(9 years, 4 months ago)
Public Bill CommitteesBy definition, young people and children are some of the most disempowered in our society. The young people affected by the Bill are even more so. Does my hon. Friend agree that the purpose of the amendment is to give power to some of those young people via statutory instruments and the agencies that have a duty to care for them? That is incredibly important for these young people, who are so excluded from society and from some of the support services that society offers other young people.
That is absolutely right.
We must remember that the reason for a young person being adopted is that we have concluded that there is no other possibility of providing a decent, stable chance at life for them. We have concluded that all other options are closed and that the best thing to do is to make a fresh start with new parents and a new family elsewhere. I assume that in the vast majority of situations, social workers do not arrive at that conclusion lightly. There has been criticism in the court about whether they could be more rigorous in how they pursue some of the options, but it seems inconceivable that someone could arrive at that conclusion lightly. That conclusion is arrived at because a judgment is made that the young person’s life prospects are pretty limited unless that deliberate, final step is taken.
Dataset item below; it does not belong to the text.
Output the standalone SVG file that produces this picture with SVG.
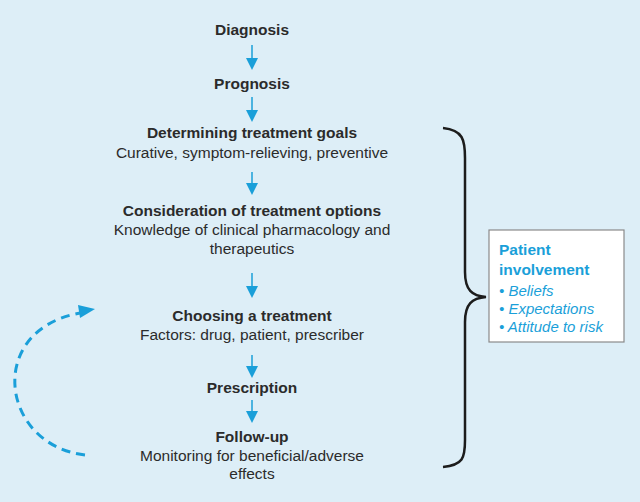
<svg xmlns="http://www.w3.org/2000/svg" width="640" height="502" viewBox="0 0 640 502">
<style>
.t{font-family:"Liberation Sans",Arial,sans-serif;font-size:15.5px;fill:#2b2b2b;text-anchor:middle}
.b{font-weight:bold}
.p{font-family:"Liberation Sans",Arial,sans-serif;fill:#1a9fd9}
.ln{stroke:#1a9fd9;stroke-width:1.5;fill:none}
</style>
<rect width="640" height="502" fill="#ddeef7"/>
<g id="connectors">
<line class="ln" x1="252" y1="45" x2="252" y2="58"/><path d="M246,58 L258,58 L252,70 Z" fill="#1a9fd9"/>
<line class="ln" x1="252" y1="97" x2="252" y2="110"/><path d="M246,110 L258,110 L252,122 Z" fill="#1a9fd9"/>
<line class="ln" x1="252" y1="172" x2="252" y2="183"/><path d="M246,183 L258,183 L252,195 Z" fill="#1a9fd9"/>
<line class="ln" x1="252" y1="273" x2="252" y2="286"/><path d="M246,286 L258,286 L252,298 Z" fill="#1a9fd9"/>
<line class="ln" x1="252" y1="355" x2="252" y2="366"/><path d="M246,366 L258,366 L252,378 Z" fill="#1a9fd9"/>
<line class="ln" x1="252" y1="400" x2="252" y2="411"/><path d="M246,411 L258,411 L252,423 Z" fill="#1a9fd9"/>
<path d="M85,455 C0,445 -15,330 80,313" stroke="#1a9fd9" stroke-width="3" fill="none" stroke-dasharray="9,6"/>
<path d="M78,305 L95,309 L80,318 Z" fill="#1a9fd9"/>
<path d="M443,128 C463,130 465,140 465,158 L465,272 C465,290 472,296 486,297 C472,298 465,304 465,322 L465,440 C465,458 463,465 443,467" stroke="#1c1c1c" stroke-width="2.5" fill="none"/>
</g>
<g id="diagnosis"><text class="t b" x="252" y="35">Diagnosis</text></g>
<g id="prognosis"><text class="t b" x="252" y="89">Prognosis</text></g>
<g id="goals"><text class="t b" x="252" y="138">Determining treatment goals</text><text class="t" x="252" y="158">Curative, symptom-relieving, preventive</text></g>
<g id="options"><text class="t b" x="252" y="216">Consideration of treatment options</text><text class="t" x="252" y="235">Knowledge of clinical pharmacology and</text><text class="t" x="252" y="254">therapeutics</text></g>
<g id="choosing"><text class="t b" x="252" y="321">Choosing a treatment</text><text class="t" x="252" y="340">Factors: drug, patient, prescriber</text></g>
<g id="prescription"><text class="t b" x="252" y="393">Prescription</text></g>
<g id="followup"><text class="t b" x="252" y="442">Follow-up</text><text class="t" x="252" y="461">Monitoring for beneficial/adverse</text><text class="t" x="252" y="479">effects</text></g>
<g id="patient">
<rect x="489" y="230" width="135" height="112" fill="#ffffff" stroke="#8a8a8a" stroke-width="1.2"/>
<text class="p" x="499" y="255" font-size="15.5" font-weight="bold">Patient</text>
<text class="p" x="499" y="275" font-size="15.5" font-weight="bold">involvement</text>
<text class="p" x="499" y="296" font-size="15" font-style="italic">• Beliefs</text>
<text class="p" x="499" y="314" font-size="15" font-style="italic">• Expectations</text>
<text class="p" x="499" y="332" font-size="15" font-style="italic">• Attitude to risk</text>
</g>
</svg>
These young people need every ounce of support and help we can provide if they are to have any chance of making progress.
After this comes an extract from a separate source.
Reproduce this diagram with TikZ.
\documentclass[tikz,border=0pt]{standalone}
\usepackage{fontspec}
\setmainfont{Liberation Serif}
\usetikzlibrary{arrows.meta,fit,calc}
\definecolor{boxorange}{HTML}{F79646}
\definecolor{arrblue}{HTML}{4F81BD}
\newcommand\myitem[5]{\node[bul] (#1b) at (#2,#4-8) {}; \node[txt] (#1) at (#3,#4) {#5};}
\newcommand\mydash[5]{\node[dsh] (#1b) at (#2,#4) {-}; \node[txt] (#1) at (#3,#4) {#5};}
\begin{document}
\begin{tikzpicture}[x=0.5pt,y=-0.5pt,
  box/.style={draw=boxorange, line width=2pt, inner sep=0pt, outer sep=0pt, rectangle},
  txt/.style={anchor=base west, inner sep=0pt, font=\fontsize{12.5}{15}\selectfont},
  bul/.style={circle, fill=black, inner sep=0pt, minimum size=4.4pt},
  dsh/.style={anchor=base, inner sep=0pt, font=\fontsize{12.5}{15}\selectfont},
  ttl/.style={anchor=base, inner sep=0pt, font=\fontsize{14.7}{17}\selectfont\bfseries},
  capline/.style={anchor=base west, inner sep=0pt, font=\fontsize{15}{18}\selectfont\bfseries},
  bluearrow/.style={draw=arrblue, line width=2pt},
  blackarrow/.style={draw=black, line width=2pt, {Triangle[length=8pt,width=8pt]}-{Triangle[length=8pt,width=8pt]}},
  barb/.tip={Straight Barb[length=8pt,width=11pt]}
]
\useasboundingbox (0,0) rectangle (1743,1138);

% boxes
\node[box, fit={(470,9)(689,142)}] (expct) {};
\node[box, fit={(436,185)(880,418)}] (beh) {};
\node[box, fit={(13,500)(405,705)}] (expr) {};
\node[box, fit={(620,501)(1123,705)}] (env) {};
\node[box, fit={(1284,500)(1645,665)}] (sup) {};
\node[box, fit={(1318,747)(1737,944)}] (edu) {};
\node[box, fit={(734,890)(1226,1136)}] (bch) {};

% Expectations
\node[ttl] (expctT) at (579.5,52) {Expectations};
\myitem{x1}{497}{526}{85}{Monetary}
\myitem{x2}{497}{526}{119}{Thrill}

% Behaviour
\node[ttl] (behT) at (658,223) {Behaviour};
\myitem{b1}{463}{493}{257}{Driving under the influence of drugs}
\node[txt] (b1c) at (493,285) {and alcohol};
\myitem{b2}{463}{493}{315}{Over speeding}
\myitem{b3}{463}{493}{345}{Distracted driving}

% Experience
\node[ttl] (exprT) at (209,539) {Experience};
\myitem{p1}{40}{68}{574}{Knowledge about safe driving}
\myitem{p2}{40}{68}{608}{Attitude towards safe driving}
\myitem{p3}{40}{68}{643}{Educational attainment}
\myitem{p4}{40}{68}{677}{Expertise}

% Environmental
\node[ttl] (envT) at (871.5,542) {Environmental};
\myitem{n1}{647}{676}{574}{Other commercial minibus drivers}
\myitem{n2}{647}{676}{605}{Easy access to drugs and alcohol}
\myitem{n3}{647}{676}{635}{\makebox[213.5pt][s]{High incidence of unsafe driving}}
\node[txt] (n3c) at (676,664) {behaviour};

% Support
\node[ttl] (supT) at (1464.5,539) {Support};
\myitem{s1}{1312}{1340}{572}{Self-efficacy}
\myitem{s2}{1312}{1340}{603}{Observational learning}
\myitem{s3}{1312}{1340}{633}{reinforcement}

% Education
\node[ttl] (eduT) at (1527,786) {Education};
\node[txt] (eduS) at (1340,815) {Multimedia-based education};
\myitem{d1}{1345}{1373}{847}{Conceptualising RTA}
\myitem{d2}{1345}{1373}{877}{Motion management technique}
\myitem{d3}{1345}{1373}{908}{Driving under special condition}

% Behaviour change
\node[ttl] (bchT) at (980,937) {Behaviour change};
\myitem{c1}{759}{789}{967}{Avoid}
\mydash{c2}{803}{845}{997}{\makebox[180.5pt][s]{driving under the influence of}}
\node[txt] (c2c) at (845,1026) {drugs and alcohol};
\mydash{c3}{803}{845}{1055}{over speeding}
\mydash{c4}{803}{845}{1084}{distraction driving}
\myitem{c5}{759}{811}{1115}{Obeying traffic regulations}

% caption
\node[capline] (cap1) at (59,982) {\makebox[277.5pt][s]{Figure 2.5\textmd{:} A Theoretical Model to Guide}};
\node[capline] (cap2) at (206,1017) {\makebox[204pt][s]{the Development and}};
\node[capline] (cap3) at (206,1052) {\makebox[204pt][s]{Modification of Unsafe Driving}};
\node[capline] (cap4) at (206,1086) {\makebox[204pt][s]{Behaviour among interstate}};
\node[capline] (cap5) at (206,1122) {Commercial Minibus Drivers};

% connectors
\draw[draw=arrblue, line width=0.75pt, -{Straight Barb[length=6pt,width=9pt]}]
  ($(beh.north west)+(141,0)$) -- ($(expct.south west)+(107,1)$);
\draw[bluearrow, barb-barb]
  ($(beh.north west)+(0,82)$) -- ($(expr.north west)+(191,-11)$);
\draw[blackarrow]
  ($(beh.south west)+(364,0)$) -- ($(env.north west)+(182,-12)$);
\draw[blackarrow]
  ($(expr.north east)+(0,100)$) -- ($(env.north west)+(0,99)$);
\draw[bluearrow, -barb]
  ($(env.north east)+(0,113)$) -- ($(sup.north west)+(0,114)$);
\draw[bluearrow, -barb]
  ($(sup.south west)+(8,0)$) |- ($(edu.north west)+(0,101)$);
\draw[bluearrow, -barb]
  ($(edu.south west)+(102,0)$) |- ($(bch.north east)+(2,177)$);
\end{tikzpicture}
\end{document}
I was saying that it would be good if the Minister indicated that he was thinking of moving in the direction I mentioned on access to support and mental health assessments. I recognise that such a request is beyond the scope of this amendment so I will leave it there.
The amendment simply asks that if the provision of adoption support services is included in the functions that will be part of the new arrangements as directed by the Minister, such support services must include fair and reasonable access to support identified in any assessment. Otherwise, the child and his or her parents are being short-changed. They are permitted an assessment to determine what is wrong when they are not entitled to the help or support that might put it right. That seems to be a glaring omission—not one for which the present Minister should be held responsible but one that he, in his current position, has the capacity to do something about and put right. He could do that by accepting the amendment or by giving us his word that he will go away, look at the issue and propose a practical means of addressing it.
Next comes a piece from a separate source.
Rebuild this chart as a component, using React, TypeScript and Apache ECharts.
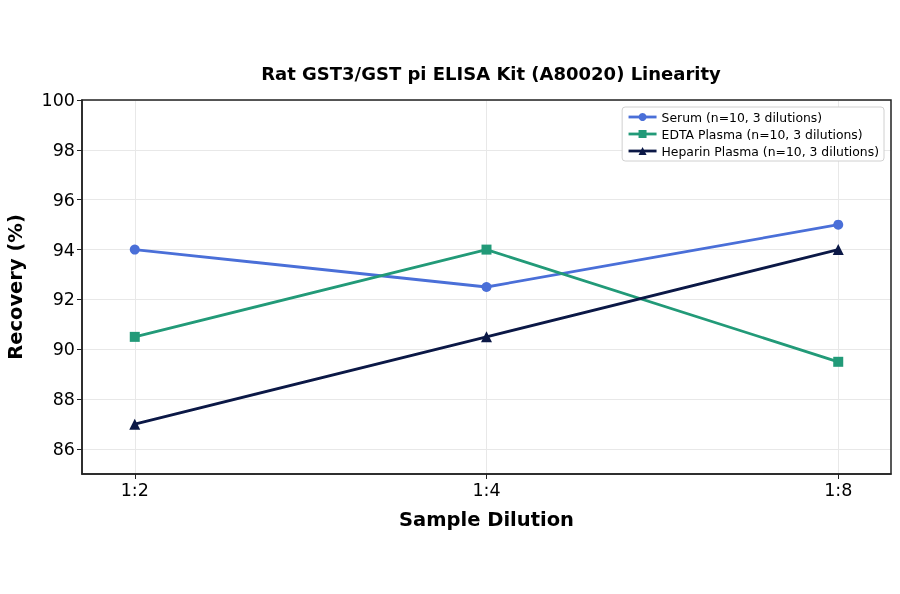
import React, { useEffect, useRef } from "react";
import * as echarts from "echarts";

const dilutions = ["1:2", "1:4", "1:8"];
const serum = [94, 92.5, 95];
const edtaPlasma = [90.5, 94, 89.5];
const heparinPlasma = [87, 90.5, 94];
const yTicks = [86, 88, 90, 92, 94, 96, 98, 100];
const xTicks = [0, 1, 2];

const FONT = "DejaVu Sans";

function pairs(values: number[]) {
  return values.map((v, i) => [i, v]);
}

function App() {
  const chartRef = useRef<HTMLDivElement>(null);

  useEffect(() => {
    if (!chartRef.current) return;
    const chart = echarts.init(chartRef.current, undefined, { renderer: "svg" });
    const lineSeries = (
      name: string,
      values: number[],
      color: string,
      symbol: string,
      symbolSize: number
    ) => ({
      name,
      type: "line" as const,
      data: pairs(values),
      symbol,
      symbolSize,
      color,
      lineStyle: { width: 2.8, color },
      itemStyle: { color },
      z: 3,
    });
    const options: any = {
      animation: false,
      textStyle: { fontFamily: FONT },
      title: {
        text: "Rat GST3/GST pi ELISA Kit (A80020) Linearity",
        left: 486,
        top: 59,
        textAlign: "center",
        textStyle: { fontFamily: FONT, fontSize: 18, fontWeight: "bold", color: "#000" },
      },
      grid: { left: 82, right: 9, top: 100, bottom: 120, outerBoundsMode: "none" },
      legend: {
        orient: "vertical",
        right: 16,
        top: 107,
        itemWidth: 28,
        itemHeight: 10,
        itemGap: 5,
        padding: [4, 5, 4, 5],
        backgroundColor: "#fff",
        borderColor: "#d0d0d0",
        borderWidth: 1,
        borderRadius: 3,
        lineStyle: { width: 2.8 },
        textStyle: { fontFamily: FONT, fontSize: 12.4, color: "#000" },
        data: [
          "Serum (n=10, 3 dilutions)",
          "EDTA Plasma (n=10, 3 dilutions)",
          "Heparin Plasma (n=10, 3 dilutions)",
        ],
      },
      xAxis: {
        type: "value",
        min: -0.15,
        max: 2.15,
        name: "Sample Dilution",
        nameLocation: "middle",
        nameGap: 35,
        nameTextStyle: { fontFamily: FONT, fontSize: 19.5, fontWeight: "bold", color: "#000" },
        axisLine: { show: true, onZero: false, lineStyle: { color: "#222", width: 1.5 } },
        axisTick: { show: true, customValues: xTicks, length: 5, lineStyle: { color: "#222" } },
        axisLabel: {
          customValues: xTicks,
          formatter: (v: number) => dilutions[Math.round(v)] ?? "",
          fontFamily: FONT,
          fontSize: 17.5,
          color: "#000",
          margin: 7,
        },
        splitLine: { show: true, lineStyle: { color: "#e8e8e8", width: 1 } },
      },
      yAxis: {
        type: "value",
        min: 85,
        max: 100,
        name: "Recovery (%)",
        nameLocation: "middle",
        nameGap: 57,
        nameTextStyle: { fontFamily: FONT, fontSize: 19.5, fontWeight: "bold", color: "#000" },
        axisLine: { show: true, onZero: false, lineStyle: { color: "#222", width: 1.5 } },
        axisTick: { show: true, customValues: yTicks, length: 5, lineStyle: { color: "#222" } },
        axisLabel: {
          customValues: yTicks,
          fontFamily: FONT,
          fontSize: 17.5,
          color: "#000",
          margin: 7,
        },
        splitLine: { show: true, lineStyle: { color: "#e8e8e8", width: 1 } },
      },
      series: [
        lineSeries("Serum (n=10, 3 dilutions)", serum, "#4a6fd8", "circle", 10),
        lineSeries("EDTA Plasma (n=10, 3 dilutions)", edtaPlasma, "#229a78", "rect", 10),
        lineSeries("Heparin Plasma (n=10, 3 dilutions)", heparinPlasma, "#0b1846", "triangle", 11),
      ],
      // top and right frame lines
      graphic: [
        {
          type: "rect",
          shape: { x: 82, y: 100, width: 809, height: 374 },
          style: { fill: "none", stroke: "#222", lineWidth: 1.5 },
          silent: true,
          z: 10,
        },
      ],
    };
    chart.setOption(options);
    return () => {
      chart.dispose();
    };
  }, []);

  return (
    <div
      ref={chartRef}
      style={{ position: "fixed", left: 0, top: 0, width: "900px", height: "594px" }}
    />
  );
}

export default App;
With all the focus on structures contained in this legislation on adoption, surely it is not too much to ask that there is some focus on the needs of the child. I hope that the Minister takes this opportunity to right a wrong and strengthen his legislation and the life chances of the very children we are all concerned about. The purpose of the amendment is to ask him to look at that.
(9 years, 4 months ago)
Public Bill CommitteesI am grateful to the hon. Lady for that intervention. Let me clear: I am not saying that regional arrangements are bad. I suspect there is a degree of consent across the Committee that the direction of travel is right. What I am querying—and is central to the point that she makes—is what are successful regional arrangements or consortia? What do they look like? What are the factors by which we should judge them? She rightly stresses the point made by Mr Leary-May of Adoption Link, that adopters often feel that they, of all people, do not have enough say or consideration in existing arrangements. If implicit in the hon. Lady’s intervention is the suggestion that new regional arrangements could take into account that adopters need to be given further consideration and support and more involvement, then she and I are on the same wavelength. I repeat that I am not opposed to regional arrangements; I think the Minister is on the right track. I want to ensure that his end product meets his aspirations. That is the purpose of this debate.
I note the cross-party consensus that devolution and regional powers are good because they take the necessary powers much closer to the young people affected by the Bill. We must also remember that the key thing we are trying to achieve is the relationship between the young people being adopted and the agencies. We must ensure that we do not focus so much on devolution to regions that we forget the relationship between adoption agencies, the young people being adopted and the local authorities. Is that not the point of amendment 13?
I recall that one of the last witnesses of the day made an apt point about regional arrangements and consortia. These arrangements must have sufficient geographic context for it to be possible for adopters to get in touch with the various parties. He warned against the dangers of a structure in which that simple point was overlooked. In that respect the hon. Gentleman is right.
As to amendment 13, which is grouped with amendment 7, I am, as I have said several times, conscious of the Minister’s wish not to be too prescriptive in the design of the arrangements that he envisages; and I am extremely conscious that it is not possible to insist on including a voluntary adoption agency in every set of arrangements that might emerge. I remember working many years ago for an organisation that adopted such an approach, and needless to say it got into considerable difficulty in trying to put it into practice; it is not possible.